╭─ DATASET CONTENT
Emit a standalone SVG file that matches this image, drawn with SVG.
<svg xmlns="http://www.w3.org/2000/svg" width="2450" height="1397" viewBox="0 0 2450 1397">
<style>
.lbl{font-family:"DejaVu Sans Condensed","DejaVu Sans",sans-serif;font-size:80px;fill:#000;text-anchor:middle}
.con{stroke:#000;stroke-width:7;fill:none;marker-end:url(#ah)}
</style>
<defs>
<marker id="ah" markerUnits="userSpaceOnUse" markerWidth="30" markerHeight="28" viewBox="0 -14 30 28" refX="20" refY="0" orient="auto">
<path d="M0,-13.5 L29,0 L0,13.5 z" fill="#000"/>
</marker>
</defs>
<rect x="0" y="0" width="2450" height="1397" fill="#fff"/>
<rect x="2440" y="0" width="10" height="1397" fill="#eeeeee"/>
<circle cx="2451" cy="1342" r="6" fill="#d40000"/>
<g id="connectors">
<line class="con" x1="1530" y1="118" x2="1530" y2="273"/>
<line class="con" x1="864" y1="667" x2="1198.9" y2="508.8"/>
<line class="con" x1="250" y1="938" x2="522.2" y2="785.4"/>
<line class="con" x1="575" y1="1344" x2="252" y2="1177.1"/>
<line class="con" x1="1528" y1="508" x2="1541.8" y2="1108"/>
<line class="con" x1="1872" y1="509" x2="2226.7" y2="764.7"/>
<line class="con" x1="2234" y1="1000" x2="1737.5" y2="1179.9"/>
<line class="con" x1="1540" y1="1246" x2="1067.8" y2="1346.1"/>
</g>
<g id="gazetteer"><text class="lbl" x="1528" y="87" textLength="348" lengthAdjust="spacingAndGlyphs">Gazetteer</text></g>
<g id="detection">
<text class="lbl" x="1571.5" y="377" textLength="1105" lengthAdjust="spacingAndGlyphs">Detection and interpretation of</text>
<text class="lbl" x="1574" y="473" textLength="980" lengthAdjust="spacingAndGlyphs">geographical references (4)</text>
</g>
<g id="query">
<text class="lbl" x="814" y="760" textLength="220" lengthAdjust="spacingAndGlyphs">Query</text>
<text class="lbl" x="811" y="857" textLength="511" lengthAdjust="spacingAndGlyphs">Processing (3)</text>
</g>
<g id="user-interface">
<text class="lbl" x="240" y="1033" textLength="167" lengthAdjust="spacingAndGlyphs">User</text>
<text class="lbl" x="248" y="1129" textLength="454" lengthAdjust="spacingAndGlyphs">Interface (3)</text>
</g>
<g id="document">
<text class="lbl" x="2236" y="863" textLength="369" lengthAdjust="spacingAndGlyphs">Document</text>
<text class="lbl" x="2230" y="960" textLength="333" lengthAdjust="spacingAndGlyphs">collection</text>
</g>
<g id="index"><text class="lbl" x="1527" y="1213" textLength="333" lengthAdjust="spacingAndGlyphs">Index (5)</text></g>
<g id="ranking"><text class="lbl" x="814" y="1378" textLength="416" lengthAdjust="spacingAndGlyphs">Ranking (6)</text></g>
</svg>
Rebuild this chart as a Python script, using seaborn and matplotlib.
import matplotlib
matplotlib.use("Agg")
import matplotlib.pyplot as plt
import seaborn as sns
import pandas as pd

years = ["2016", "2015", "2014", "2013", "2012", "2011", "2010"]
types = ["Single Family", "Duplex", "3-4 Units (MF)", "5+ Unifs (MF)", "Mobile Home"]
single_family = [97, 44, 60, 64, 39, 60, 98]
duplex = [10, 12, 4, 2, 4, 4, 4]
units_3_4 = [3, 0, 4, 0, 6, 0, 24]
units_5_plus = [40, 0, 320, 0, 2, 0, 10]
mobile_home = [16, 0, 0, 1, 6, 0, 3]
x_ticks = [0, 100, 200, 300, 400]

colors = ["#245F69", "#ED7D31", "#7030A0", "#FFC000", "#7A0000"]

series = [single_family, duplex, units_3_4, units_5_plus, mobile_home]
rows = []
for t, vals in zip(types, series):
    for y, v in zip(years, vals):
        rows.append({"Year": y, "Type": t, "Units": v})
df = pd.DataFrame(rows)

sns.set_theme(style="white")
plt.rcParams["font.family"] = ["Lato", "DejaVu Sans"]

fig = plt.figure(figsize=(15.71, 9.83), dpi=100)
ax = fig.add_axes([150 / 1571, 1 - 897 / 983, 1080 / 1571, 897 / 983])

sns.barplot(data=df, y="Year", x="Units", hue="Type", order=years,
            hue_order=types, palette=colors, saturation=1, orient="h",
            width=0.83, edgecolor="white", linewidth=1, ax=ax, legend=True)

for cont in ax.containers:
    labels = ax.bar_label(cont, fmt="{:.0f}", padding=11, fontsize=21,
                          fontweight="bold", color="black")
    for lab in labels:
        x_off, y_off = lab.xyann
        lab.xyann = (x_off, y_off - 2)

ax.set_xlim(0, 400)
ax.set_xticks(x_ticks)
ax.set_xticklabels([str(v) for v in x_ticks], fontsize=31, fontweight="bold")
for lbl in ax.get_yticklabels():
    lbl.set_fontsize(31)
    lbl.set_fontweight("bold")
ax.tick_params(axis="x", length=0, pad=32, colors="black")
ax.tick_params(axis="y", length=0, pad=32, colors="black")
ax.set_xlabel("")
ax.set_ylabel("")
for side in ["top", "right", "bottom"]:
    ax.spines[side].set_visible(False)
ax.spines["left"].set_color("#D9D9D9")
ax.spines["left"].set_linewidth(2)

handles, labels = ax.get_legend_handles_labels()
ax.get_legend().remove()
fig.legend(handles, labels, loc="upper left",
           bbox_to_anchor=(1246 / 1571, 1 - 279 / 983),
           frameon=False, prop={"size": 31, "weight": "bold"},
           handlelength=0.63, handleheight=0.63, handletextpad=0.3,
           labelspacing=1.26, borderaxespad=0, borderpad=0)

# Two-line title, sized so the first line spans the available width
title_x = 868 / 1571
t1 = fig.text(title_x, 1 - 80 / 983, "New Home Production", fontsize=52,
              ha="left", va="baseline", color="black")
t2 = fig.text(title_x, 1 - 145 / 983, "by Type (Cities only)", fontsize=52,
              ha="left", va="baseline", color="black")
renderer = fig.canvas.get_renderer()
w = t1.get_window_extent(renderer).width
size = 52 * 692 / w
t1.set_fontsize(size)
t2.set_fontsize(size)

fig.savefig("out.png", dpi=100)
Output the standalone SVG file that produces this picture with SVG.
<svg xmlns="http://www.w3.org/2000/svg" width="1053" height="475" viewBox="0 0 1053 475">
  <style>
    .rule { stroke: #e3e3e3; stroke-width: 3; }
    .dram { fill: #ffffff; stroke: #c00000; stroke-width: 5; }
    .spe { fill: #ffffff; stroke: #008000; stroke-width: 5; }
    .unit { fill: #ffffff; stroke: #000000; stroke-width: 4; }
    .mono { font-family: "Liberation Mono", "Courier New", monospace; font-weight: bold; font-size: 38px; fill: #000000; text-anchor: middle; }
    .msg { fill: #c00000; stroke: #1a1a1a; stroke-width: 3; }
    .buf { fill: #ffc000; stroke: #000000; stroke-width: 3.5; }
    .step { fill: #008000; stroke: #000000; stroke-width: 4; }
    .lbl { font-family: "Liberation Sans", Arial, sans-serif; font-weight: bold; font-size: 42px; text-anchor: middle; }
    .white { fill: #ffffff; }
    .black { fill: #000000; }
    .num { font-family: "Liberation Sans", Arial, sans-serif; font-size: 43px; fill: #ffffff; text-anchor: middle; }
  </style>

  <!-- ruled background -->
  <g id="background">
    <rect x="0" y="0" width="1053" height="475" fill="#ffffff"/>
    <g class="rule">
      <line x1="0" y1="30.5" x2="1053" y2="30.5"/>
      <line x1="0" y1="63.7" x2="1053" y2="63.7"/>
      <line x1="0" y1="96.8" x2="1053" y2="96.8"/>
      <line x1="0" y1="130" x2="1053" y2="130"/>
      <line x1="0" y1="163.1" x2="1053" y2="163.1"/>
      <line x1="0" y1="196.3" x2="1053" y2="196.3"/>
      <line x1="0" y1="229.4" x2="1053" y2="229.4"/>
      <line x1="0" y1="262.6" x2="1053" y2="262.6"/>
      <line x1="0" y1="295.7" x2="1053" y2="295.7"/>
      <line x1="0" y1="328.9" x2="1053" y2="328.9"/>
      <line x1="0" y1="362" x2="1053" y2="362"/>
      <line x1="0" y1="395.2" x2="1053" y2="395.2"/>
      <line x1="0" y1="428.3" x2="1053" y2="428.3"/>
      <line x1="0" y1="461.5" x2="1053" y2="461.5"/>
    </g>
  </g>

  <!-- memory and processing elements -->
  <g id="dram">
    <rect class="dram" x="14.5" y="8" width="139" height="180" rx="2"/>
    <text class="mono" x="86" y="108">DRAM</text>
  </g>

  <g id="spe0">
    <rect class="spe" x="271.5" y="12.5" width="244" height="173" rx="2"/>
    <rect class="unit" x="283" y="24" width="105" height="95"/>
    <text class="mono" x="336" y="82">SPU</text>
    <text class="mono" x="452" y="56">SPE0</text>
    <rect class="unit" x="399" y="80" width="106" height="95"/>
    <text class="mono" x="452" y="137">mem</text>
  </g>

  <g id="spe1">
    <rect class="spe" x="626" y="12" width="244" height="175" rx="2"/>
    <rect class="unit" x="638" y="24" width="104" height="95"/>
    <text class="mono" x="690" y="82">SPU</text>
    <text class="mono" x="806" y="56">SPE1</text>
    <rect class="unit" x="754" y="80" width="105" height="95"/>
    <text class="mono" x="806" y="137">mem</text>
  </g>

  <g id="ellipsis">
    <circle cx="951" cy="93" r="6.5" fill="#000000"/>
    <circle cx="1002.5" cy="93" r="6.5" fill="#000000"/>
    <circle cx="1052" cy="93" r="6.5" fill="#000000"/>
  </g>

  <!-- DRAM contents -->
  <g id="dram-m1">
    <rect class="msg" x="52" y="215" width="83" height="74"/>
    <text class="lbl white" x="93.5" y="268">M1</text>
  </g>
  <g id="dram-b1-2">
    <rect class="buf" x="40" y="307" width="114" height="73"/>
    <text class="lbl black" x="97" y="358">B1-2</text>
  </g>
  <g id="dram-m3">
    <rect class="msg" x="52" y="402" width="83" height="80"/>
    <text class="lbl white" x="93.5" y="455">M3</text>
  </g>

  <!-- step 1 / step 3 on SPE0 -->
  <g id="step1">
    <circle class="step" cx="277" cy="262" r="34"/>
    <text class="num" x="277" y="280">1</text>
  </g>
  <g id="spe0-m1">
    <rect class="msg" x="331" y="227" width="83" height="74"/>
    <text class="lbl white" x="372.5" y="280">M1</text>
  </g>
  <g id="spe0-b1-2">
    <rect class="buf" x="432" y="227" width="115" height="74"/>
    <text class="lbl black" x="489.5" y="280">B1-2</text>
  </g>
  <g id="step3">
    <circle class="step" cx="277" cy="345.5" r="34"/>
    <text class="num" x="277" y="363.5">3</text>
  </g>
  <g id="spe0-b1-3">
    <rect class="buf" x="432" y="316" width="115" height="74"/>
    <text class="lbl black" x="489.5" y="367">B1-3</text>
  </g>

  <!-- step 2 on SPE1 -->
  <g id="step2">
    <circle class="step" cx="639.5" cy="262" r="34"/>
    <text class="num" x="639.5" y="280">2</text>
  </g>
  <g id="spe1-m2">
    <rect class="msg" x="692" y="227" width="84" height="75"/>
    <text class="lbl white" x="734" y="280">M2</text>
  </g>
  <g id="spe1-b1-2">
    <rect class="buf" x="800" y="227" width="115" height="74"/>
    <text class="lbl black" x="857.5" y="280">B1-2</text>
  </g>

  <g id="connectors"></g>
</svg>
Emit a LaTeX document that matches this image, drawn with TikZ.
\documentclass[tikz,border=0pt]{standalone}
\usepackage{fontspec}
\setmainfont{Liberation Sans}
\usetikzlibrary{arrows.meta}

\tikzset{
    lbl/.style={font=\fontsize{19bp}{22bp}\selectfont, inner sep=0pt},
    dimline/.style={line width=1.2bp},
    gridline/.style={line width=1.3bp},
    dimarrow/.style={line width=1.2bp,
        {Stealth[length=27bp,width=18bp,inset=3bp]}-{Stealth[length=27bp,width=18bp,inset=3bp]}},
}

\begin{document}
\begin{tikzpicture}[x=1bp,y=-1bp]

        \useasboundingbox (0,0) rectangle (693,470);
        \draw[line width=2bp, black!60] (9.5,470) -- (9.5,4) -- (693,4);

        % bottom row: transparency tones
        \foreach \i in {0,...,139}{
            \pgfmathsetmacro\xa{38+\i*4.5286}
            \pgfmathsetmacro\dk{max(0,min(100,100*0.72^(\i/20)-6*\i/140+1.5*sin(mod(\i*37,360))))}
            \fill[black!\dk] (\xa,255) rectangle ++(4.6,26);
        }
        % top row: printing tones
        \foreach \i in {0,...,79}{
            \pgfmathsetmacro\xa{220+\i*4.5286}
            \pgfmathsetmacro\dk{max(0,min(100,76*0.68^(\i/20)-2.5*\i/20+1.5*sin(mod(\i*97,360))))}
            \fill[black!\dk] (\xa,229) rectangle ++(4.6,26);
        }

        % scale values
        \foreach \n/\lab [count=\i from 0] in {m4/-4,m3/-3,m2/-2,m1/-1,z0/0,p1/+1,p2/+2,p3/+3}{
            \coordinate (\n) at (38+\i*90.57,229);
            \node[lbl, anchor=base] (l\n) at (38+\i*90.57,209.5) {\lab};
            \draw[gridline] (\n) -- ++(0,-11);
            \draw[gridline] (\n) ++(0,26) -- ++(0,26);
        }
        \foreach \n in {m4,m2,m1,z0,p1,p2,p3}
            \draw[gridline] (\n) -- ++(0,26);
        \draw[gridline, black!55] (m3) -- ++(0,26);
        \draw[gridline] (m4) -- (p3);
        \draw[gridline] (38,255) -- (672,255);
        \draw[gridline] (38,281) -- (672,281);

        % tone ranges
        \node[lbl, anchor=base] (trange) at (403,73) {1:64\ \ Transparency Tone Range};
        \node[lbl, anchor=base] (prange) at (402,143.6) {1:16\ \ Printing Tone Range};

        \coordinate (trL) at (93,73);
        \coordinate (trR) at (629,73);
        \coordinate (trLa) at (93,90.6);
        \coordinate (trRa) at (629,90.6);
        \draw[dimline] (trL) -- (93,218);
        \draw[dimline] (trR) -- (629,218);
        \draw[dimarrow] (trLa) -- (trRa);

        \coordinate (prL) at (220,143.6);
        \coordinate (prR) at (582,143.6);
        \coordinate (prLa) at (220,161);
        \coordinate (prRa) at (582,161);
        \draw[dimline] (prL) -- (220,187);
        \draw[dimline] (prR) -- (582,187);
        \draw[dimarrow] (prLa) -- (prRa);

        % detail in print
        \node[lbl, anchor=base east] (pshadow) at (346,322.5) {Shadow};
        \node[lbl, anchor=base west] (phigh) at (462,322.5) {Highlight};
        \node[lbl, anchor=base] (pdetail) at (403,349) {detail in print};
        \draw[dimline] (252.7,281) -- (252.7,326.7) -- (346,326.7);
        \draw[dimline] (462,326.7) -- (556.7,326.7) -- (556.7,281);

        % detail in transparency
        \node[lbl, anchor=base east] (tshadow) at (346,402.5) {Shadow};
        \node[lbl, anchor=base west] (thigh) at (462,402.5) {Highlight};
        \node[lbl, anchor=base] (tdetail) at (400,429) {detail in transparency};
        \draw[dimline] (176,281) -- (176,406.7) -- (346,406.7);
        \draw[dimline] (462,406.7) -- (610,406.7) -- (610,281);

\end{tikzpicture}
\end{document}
╰─
WORK TO DO:
Exactly and only the lines from the line that contains "Rebuild this chart" through the line that contains "import pandas as pd" are to be repeated as they stand.

WRITTEN REPLY:
Rebuild this chart as a Python script, using seaborn and matplotlib.
import matplotlib
matplotlib.use("Agg")
import matplotlib.pyplot as plt
import seaborn as sns
import pandas as pd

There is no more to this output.